▸ Data block
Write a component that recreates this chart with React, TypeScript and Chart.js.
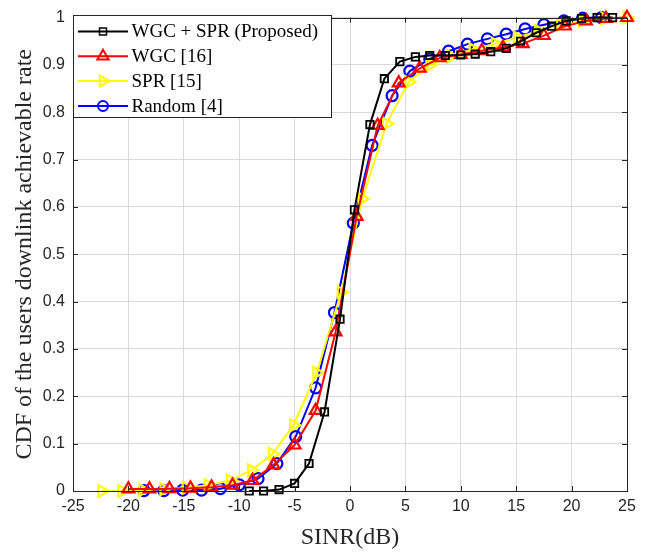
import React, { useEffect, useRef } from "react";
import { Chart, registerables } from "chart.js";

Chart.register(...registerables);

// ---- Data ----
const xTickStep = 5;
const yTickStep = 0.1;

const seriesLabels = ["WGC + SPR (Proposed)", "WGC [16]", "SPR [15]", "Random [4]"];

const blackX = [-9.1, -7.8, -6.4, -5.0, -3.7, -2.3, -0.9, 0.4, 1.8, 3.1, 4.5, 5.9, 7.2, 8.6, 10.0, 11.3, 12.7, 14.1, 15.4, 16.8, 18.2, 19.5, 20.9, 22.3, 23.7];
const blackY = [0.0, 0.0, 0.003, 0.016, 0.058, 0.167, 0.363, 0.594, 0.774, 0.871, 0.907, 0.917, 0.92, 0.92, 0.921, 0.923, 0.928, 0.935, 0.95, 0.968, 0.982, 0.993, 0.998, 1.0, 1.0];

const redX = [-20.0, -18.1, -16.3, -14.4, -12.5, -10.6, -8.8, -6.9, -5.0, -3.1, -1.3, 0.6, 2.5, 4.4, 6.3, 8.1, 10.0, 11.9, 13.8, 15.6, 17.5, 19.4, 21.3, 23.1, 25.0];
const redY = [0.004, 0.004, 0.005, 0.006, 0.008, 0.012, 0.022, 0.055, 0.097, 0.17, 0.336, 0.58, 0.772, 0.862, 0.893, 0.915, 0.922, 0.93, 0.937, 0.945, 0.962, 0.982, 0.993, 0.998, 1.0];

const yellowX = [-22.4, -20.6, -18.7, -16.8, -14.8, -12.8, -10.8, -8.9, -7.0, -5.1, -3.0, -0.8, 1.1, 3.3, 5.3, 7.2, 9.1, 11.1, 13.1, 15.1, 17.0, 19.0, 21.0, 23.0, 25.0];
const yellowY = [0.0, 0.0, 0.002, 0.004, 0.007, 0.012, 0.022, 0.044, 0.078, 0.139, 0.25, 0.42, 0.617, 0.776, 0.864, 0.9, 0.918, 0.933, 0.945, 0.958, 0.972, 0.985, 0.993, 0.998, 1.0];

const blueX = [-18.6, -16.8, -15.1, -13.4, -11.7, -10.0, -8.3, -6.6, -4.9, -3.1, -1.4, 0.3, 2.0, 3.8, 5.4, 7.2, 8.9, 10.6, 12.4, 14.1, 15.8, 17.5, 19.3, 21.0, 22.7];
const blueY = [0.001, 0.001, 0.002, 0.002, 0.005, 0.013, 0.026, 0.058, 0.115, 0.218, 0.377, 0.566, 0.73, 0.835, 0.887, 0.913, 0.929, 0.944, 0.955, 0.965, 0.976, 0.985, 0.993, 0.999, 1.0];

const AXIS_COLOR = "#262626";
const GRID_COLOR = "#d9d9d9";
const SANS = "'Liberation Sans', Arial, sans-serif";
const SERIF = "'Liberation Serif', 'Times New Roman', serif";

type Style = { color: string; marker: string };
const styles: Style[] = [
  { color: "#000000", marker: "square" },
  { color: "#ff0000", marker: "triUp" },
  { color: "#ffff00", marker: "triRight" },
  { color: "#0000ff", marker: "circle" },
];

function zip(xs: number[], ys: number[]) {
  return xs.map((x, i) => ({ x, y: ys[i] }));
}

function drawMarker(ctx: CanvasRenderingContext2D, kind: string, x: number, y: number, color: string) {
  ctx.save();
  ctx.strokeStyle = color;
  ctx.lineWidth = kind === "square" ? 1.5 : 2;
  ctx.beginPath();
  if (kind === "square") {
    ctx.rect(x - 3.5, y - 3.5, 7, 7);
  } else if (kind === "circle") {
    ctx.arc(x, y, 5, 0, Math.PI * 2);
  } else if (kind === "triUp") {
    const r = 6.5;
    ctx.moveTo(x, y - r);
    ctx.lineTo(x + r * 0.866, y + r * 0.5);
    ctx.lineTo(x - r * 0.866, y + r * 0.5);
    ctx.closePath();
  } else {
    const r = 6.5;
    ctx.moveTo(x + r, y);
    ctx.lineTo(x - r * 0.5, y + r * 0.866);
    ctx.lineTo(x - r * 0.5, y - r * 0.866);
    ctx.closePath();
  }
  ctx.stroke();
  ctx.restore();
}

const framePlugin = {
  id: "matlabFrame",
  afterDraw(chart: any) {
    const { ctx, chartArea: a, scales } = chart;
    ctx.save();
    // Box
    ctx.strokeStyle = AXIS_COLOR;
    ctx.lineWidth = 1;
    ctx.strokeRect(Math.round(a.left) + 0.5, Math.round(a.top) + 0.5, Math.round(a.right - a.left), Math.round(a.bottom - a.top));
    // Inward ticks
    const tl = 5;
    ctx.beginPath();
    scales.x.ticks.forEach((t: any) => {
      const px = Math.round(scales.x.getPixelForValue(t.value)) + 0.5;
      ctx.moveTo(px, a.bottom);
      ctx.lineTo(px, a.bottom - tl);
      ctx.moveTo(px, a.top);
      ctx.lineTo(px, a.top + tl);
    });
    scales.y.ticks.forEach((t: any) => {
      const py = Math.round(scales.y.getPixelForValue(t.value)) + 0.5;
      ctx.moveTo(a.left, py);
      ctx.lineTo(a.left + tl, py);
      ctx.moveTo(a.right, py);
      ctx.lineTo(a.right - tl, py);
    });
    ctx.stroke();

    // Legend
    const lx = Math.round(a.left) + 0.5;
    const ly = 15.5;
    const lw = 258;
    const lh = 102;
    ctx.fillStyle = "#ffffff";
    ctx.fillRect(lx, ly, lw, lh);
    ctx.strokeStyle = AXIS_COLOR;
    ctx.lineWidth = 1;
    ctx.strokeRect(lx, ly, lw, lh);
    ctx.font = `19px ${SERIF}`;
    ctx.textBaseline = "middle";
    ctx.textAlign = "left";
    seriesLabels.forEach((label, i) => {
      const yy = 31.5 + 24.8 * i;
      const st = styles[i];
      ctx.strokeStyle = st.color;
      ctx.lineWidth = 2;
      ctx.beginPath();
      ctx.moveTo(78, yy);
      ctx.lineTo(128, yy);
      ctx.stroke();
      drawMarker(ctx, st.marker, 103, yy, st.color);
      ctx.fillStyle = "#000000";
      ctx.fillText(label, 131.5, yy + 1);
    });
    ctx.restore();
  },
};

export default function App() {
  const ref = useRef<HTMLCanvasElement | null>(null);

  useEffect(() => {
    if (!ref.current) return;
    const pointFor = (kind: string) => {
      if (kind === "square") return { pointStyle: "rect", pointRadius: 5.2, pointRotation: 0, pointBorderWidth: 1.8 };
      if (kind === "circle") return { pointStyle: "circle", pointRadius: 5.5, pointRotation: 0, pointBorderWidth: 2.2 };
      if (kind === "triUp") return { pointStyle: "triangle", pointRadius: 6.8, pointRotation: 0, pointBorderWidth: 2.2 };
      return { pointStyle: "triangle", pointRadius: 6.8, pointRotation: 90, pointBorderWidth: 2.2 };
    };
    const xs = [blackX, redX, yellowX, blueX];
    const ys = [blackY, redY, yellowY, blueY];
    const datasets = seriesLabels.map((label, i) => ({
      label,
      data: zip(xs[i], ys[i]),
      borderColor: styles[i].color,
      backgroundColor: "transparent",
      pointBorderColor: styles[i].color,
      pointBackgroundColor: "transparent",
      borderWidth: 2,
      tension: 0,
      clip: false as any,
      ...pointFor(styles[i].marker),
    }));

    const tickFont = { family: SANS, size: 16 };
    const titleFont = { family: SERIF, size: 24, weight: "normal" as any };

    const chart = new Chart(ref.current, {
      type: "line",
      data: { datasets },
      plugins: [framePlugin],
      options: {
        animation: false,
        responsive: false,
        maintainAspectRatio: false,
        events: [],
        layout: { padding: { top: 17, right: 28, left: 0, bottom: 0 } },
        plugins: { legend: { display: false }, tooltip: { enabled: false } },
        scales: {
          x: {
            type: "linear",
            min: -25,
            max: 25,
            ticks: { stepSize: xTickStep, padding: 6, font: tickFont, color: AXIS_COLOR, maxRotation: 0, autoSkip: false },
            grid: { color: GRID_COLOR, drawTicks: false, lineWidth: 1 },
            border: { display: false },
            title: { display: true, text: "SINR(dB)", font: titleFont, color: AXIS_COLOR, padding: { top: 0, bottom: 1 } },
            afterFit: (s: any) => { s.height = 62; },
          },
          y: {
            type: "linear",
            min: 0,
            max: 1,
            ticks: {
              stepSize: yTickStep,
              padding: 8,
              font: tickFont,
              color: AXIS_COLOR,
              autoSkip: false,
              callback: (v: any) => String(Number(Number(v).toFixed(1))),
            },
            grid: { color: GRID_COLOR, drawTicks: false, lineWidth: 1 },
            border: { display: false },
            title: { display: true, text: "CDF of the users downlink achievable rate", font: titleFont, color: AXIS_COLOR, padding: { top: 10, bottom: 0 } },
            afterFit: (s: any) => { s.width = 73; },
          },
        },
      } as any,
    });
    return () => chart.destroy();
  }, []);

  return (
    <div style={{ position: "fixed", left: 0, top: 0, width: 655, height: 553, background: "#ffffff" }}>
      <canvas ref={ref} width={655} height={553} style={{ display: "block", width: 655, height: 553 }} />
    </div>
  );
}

▸ Aim of the exercise
Only the lines from the start of the material through the line containing "0.993, 0.999, 1.0];" should be transcribed. Pictures stay out.

▸ Result for this task
Write a component that recreates this chart with React, TypeScript and Chart.js.
import React, { useEffect, useRef } from "react";
import { Chart, registerables } from "chart.js";

Chart.register(...registerables);

// ---- Data ----
const xTickStep = 5;
const yTickStep = 0.1;

const seriesLabels = ["WGC + SPR (Proposed)", "WGC [16]", "SPR [15]", "Random [4]"];

const blackX = [-9.1, -7.8, -6.4, -5.0, -3.7, -2.3, -0.9, 0.4, 1.8, 3.1, 4.5, 5.9, 7.2, 8.6, 10.0, 11.3, 12.7, 14.1, 15.4, 16.8, 18.2, 19.5, 20.9, 22.3, 23.7];
const blackY = [0.0, 0.0, 0.003, 0.016, 0.058, 0.167, 0.363, 0.594, 0.774, 0.871, 0.907, 0.917, 0.92, 0.92, 0.921, 0.923, 0.928, 0.935, 0.95, 0.968, 0.982, 0.993, 0.998, 1.0, 1.0];

const redX = [-20.0, -18.1, -16.3, -14.4, -12.5, -10.6, -8.8, -6.9, -5.0, -3.1, -1.3, 0.6, 2.5, 4.4, 6.3, 8.1, 10.0, 11.9, 13.8, 15.6, 17.5, 19.4, 21.3, 23.1, 25.0];
const redY = [0.004, 0.004, 0.005, 0.006, 0.008, 0.012, 0.022, 0.055, 0.097, 0.17, 0.336, 0.58, 0.772, 0.862, 0.893, 0.915, 0.922, 0.93, 0.937, 0.945, 0.962, 0.982, 0.993, 0.998, 1.0];

const yellowX = [-22.4, -20.6, -18.7, -16.8, -14.8, -12.8, -10.8, -8.9, -7.0, -5.1, -3.0, -0.8, 1.1, 3.3, 5.3, 7.2, 9.1, 11.1, 13.1, 15.1, 17.0, 19.0, 21.0, 23.0, 25.0];
const yellowY = [0.0, 0.0, 0.002, 0.004, 0.007, 0.012, 0.022, 0.044, 0.078, 0.139, 0.25, 0.42, 0.617, 0.776, 0.864, 0.9, 0.918, 0.933, 0.945, 0.958, 0.972, 0.985, 0.993, 0.998, 1.0];

const blueX = [-18.6, -16.8, -15.1, -13.4, -11.7, -10.0, -8.3, -6.6, -4.9, -3.1, -1.4, 0.3, 2.0, 3.8, 5.4, 7.2, 8.9, 10.6, 12.4, 14.1, 15.8, 17.5, 19.3, 21.0, 22.7];
const blueY = [0.001, 0.001, 0.002, 0.002, 0.005, 0.013, 0.026, 0.058, 0.115, 0.218, 0.377, 0.566, 0.73, 0.835, 0.887, 0.913, 0.929, 0.944, 0.955, 0.965, 0.976, 0.985, 0.993, 0.999, 1.0];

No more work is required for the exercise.